En Valencia viviría sus últimos años, guerreando, como siempre, y ganando una batalla tras otra a los almorávides de refresco que, de tanto en tanto, enviaban desde el sur.
Aunque Rodrigo había tomado Valencia en nombre del rey de Castilla, lo cierto es que gobernó a solas, sin dar cuentas a nadie. Cuando sintió que la ciudad era suya, pidió a Toledo que le enviasen un obispo y le puso a oficiar en la mezquita reconvertida en catedral.
Pero Valencia estaba demasiado lejos de Castilla. Era indefendible, y se encontraba permanentemente asediada. Un anticipo de lo que padecerían los cruzados de Tierra Santa poco después.
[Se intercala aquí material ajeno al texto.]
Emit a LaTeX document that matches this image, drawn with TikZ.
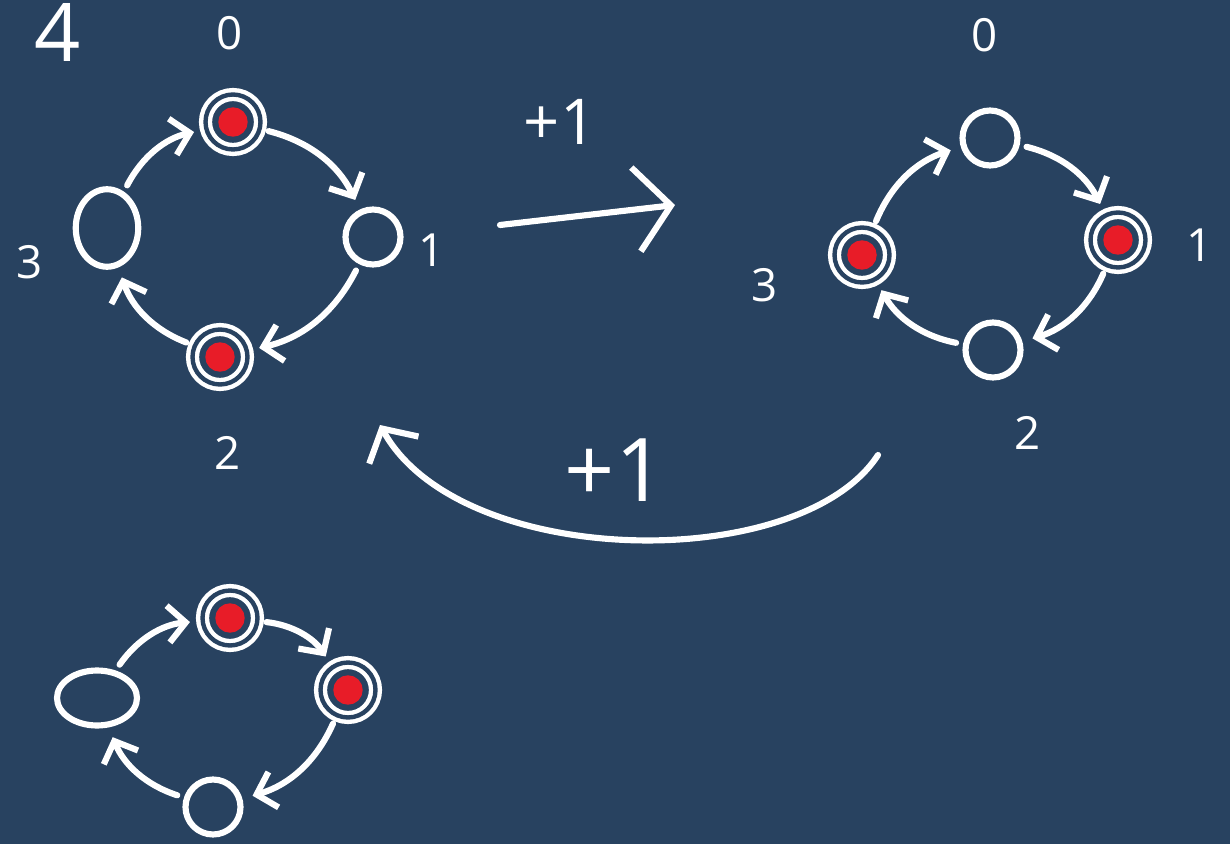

En uno de los sitios recibió un flechazo, y murió en su cama del Alcázar. La leyenda cuenta que, antes de morir, pidió a Jimena cabalgar por última vez a Babieca; le subieron a sus grupas, abrieron las puertas y la tropa almorávide que esperaba fuera salió en estampida al ver al Campeador, Tizona en ristre. Un final digno de un héroe que la literatura le regaló siglos después.
Allí fue enterrado, hasta que, tres años más tarde, Alfonso VI acudió, a petición de Jimena, a evacuar de la ciudad a los pocos cristianos que quedaban.
Se llevaron los restos del Cid hasta Burgos, hasta el monasterio de San Pedro de Cardeña, donde reposarían durante siglos. Durante la Guerra de la Independencia los soldados franceses profanaron su tumba, tratando de aventar con ello la memoria del país que acababan de invadir. Los huesos, no se sabe bien cómo, aparecieron en Alemania, y Alfonso XII, lejano sucesor de aquel Alfonso medieval que rescató a Jimena de Valencia, los hizo traer de vuelta a España. Desde entonces gozan de un privilegiado emplazamiento en la catedral de Burgos.
Han pasado más de novecientos años de aquello y Ruy Díaz, el Cid Campeador de Vivar, aún cabalga.